Other quality-of-life updates, according to Meyer:

 

– Sleeping areas, or berthings, generally will be smaller, designed for fewer people per room. On current carriers, some berthings have more than 100 sailors each. On the Ford carriers, the number will be closer to 30 to 50 each.

 

– Heads will be attached to berthing compartments. Currently, many sailors have to traverse a passageway between a berthing and a head, meaning sailors who’ve just woken up have to dress up more for a trip to the head than they would if it were adjacent.

 

The new Ford-class features were first reported by the Navy Times.

 

Some sailors said that they're happy to lose the urinals because they're hard to clean and maintain, the Navy Times reported this week.

 

The Ford class is the future replacement for the Nimitz class. The Ford carriers are designed to allow more aircraft sorties, but with about 660 fewer crew members, according to the Navy.

 

The first three Ford carriers are scheduled to debut between 2015 and 2027, at a total projected cost of $37 billion.
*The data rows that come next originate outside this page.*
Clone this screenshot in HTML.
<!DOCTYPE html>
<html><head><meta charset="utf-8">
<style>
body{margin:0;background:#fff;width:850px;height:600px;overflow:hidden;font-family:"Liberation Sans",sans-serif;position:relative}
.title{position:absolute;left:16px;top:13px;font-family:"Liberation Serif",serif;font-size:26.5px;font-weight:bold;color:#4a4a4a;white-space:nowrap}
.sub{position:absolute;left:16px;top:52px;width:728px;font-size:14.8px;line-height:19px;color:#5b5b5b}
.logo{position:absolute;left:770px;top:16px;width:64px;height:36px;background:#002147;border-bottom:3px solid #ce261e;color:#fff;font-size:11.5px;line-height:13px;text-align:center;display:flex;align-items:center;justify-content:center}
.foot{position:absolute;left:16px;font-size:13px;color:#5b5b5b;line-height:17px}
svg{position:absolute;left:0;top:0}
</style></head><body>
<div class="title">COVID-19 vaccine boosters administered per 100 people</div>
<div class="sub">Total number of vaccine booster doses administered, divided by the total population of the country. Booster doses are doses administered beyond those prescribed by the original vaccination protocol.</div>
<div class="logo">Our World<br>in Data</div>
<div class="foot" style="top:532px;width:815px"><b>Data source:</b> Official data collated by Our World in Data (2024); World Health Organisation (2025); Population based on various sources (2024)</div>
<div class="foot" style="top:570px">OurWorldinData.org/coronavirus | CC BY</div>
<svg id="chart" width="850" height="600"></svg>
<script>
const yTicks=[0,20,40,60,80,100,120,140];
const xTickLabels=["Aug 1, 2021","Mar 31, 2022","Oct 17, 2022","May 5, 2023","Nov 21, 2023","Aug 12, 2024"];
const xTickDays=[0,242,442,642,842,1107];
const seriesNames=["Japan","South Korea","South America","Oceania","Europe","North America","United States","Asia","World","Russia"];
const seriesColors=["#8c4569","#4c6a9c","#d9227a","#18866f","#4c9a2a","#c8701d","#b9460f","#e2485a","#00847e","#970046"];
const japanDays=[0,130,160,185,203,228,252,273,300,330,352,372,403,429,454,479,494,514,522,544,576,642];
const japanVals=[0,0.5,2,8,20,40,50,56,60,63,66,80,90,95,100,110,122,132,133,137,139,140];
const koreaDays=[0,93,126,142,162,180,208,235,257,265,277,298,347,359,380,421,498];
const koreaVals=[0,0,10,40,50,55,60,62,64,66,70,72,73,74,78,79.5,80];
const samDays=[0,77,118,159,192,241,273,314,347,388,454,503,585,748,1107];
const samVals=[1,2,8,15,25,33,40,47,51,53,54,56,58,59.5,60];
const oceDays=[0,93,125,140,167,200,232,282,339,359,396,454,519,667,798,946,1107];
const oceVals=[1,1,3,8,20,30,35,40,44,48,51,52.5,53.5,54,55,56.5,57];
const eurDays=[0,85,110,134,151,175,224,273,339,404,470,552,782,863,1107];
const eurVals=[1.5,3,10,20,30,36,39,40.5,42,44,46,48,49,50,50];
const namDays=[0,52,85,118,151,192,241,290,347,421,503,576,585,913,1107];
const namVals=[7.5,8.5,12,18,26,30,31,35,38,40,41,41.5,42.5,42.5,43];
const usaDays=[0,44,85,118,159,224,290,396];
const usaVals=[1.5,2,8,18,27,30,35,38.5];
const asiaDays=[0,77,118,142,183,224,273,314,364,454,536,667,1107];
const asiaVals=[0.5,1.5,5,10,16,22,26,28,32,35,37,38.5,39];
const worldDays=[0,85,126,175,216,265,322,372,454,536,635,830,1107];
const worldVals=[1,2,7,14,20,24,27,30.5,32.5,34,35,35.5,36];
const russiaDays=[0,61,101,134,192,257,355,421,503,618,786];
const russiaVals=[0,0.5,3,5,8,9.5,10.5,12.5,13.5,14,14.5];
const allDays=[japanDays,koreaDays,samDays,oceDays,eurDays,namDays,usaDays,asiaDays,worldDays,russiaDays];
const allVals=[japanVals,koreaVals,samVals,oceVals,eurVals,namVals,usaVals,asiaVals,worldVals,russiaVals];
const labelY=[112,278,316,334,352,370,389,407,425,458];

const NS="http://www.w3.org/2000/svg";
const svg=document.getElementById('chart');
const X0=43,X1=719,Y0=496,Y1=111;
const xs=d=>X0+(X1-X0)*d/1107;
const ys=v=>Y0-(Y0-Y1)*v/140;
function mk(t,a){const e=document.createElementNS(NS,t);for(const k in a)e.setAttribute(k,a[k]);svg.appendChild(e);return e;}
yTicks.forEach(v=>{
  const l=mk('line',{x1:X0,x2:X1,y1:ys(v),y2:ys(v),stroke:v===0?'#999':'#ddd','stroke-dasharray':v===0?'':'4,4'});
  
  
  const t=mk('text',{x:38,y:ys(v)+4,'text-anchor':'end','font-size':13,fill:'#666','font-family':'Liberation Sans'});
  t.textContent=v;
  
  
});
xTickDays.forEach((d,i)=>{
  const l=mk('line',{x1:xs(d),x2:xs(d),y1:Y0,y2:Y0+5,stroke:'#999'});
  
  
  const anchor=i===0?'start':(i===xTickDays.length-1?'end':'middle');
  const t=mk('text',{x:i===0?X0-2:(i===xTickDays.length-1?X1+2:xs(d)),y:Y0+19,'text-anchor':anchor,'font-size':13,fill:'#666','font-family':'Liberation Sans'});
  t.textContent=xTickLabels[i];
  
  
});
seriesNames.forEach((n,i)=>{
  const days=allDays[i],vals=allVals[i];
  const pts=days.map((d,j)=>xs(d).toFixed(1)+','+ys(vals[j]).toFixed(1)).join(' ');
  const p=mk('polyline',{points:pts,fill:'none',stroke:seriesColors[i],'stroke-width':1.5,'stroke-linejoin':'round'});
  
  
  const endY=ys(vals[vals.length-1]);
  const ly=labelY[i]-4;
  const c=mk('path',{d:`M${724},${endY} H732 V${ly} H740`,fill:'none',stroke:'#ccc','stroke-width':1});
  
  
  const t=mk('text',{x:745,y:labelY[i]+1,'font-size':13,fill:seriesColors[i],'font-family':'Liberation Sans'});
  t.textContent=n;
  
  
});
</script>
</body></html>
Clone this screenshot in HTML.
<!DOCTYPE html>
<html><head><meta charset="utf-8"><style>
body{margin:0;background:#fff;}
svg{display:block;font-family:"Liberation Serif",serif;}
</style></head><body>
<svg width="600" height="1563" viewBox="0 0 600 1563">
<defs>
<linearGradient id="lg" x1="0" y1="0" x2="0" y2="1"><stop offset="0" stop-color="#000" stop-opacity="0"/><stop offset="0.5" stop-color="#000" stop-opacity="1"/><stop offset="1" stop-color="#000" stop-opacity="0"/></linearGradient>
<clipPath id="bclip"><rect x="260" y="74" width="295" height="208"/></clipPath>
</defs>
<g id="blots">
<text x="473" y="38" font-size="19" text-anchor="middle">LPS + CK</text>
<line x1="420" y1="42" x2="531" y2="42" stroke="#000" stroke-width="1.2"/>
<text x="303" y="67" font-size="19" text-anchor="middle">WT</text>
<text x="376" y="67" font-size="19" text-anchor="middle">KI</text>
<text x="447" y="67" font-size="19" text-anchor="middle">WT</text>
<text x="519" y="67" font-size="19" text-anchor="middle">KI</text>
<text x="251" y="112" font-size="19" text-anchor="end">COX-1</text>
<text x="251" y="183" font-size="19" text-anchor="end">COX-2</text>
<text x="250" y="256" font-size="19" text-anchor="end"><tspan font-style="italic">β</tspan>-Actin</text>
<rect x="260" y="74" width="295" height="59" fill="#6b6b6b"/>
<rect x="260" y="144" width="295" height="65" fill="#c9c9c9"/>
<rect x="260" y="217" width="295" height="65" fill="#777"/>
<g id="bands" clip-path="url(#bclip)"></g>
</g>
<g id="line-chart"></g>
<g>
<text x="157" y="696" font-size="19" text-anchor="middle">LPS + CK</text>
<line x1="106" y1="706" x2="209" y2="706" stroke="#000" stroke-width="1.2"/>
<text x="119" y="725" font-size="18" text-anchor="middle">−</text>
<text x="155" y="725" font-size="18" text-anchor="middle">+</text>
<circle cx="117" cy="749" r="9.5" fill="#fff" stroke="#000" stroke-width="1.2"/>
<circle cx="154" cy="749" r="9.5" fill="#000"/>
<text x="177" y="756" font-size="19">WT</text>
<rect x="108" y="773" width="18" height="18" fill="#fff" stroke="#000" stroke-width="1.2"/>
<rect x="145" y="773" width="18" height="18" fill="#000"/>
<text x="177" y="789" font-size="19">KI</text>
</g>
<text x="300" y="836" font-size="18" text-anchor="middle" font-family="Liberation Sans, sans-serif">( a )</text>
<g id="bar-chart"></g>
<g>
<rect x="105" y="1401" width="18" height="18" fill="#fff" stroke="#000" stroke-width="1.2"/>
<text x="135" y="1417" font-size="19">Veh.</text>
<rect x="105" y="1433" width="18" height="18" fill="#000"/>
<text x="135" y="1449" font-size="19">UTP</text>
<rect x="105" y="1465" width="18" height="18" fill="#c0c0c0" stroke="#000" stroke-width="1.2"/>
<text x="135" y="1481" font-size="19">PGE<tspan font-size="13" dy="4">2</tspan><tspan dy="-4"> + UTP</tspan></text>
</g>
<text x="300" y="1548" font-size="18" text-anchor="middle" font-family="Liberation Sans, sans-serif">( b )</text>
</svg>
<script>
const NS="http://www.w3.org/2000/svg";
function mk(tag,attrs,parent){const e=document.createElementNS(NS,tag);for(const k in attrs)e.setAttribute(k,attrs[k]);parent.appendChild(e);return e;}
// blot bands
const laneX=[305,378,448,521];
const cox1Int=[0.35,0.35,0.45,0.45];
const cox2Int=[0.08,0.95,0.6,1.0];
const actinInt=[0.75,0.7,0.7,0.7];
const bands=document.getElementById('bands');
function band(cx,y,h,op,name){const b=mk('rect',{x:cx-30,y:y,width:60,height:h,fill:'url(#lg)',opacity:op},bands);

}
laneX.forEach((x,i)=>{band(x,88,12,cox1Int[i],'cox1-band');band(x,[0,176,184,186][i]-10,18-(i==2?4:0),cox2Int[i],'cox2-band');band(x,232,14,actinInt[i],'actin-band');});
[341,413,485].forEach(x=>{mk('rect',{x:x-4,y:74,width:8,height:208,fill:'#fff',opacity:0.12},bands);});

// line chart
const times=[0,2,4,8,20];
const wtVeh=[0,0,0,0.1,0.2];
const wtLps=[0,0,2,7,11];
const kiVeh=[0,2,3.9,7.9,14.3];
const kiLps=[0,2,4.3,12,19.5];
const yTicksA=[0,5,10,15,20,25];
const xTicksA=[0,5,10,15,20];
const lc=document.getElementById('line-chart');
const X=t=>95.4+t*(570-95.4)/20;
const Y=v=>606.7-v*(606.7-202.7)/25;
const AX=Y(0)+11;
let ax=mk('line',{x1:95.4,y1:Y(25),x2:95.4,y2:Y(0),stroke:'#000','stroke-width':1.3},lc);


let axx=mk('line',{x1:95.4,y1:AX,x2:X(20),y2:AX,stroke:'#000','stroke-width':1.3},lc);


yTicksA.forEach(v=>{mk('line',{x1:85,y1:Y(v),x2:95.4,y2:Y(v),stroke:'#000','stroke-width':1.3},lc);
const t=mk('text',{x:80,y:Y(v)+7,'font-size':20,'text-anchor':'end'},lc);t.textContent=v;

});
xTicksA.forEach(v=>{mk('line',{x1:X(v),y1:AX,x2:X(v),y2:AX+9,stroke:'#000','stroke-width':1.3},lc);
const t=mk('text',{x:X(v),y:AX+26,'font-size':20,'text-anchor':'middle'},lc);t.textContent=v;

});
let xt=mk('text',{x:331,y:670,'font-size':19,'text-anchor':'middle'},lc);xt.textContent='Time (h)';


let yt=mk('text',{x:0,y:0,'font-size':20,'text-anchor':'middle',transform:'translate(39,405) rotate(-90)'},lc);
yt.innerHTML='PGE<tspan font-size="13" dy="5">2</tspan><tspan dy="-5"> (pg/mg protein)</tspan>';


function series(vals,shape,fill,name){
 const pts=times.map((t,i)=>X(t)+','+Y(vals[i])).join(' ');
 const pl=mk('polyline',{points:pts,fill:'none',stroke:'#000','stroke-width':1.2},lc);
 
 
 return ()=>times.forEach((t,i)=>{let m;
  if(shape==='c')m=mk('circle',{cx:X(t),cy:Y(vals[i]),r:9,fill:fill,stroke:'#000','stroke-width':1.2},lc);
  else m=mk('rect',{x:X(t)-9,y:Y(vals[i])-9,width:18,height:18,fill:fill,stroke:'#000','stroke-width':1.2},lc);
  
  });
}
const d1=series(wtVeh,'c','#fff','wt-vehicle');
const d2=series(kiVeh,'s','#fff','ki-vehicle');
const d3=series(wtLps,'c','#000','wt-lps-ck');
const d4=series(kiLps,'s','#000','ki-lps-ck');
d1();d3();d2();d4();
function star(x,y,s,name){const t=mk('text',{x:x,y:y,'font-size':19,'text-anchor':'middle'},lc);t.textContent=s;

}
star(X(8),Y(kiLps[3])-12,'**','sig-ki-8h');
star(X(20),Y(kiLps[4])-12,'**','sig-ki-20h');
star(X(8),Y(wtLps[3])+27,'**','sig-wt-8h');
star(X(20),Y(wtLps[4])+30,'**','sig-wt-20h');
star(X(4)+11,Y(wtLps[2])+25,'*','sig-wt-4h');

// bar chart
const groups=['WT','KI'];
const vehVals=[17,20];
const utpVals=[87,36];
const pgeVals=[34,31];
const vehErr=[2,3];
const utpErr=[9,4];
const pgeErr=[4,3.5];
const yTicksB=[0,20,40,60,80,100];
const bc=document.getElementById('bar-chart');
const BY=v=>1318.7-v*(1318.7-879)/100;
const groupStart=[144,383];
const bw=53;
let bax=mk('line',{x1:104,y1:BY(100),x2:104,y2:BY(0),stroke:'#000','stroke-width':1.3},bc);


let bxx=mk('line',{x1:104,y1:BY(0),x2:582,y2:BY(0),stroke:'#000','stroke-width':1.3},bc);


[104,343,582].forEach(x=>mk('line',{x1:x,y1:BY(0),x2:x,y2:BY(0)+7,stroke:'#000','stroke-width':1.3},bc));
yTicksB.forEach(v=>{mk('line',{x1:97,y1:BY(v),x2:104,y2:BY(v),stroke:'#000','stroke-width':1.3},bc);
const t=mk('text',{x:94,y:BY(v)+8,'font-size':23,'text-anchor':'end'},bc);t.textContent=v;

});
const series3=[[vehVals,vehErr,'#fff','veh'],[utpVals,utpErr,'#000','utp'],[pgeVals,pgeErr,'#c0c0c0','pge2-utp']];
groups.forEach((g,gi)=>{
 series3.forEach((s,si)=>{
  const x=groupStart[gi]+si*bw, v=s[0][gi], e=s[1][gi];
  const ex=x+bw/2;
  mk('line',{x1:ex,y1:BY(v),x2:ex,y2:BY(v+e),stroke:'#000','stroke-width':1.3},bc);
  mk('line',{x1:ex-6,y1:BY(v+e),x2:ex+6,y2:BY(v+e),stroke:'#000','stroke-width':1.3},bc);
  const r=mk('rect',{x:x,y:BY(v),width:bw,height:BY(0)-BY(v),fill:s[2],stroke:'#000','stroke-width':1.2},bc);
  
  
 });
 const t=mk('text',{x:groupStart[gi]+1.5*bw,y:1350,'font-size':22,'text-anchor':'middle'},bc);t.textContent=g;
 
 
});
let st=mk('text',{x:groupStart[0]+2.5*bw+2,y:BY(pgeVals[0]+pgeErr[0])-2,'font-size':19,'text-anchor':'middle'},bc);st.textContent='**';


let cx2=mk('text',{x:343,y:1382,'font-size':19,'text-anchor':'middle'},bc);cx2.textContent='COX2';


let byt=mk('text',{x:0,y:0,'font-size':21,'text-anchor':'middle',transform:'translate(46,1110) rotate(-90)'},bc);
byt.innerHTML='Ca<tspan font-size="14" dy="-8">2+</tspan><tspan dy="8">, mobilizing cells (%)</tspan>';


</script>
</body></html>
That cost includes non-recurring engineering expenses and research and development costs for the first carrier, the Navy says.

 

http://news.blogs.cn...t-have-urinals/

Posted

I once stated in a double interview that compared with my brother #3's deployment to Afghanistan, my biggest job risk was cutting my fingers on paper, but by God, I have suffered more of those cuts in the line of duty to the greater good of national security than I care to mention!

 

Wear every bloodied cut with staunch pride, they are the true badges of honour from your numerous selfless charges against the Xerox Husaren and the Falken Kürassiere.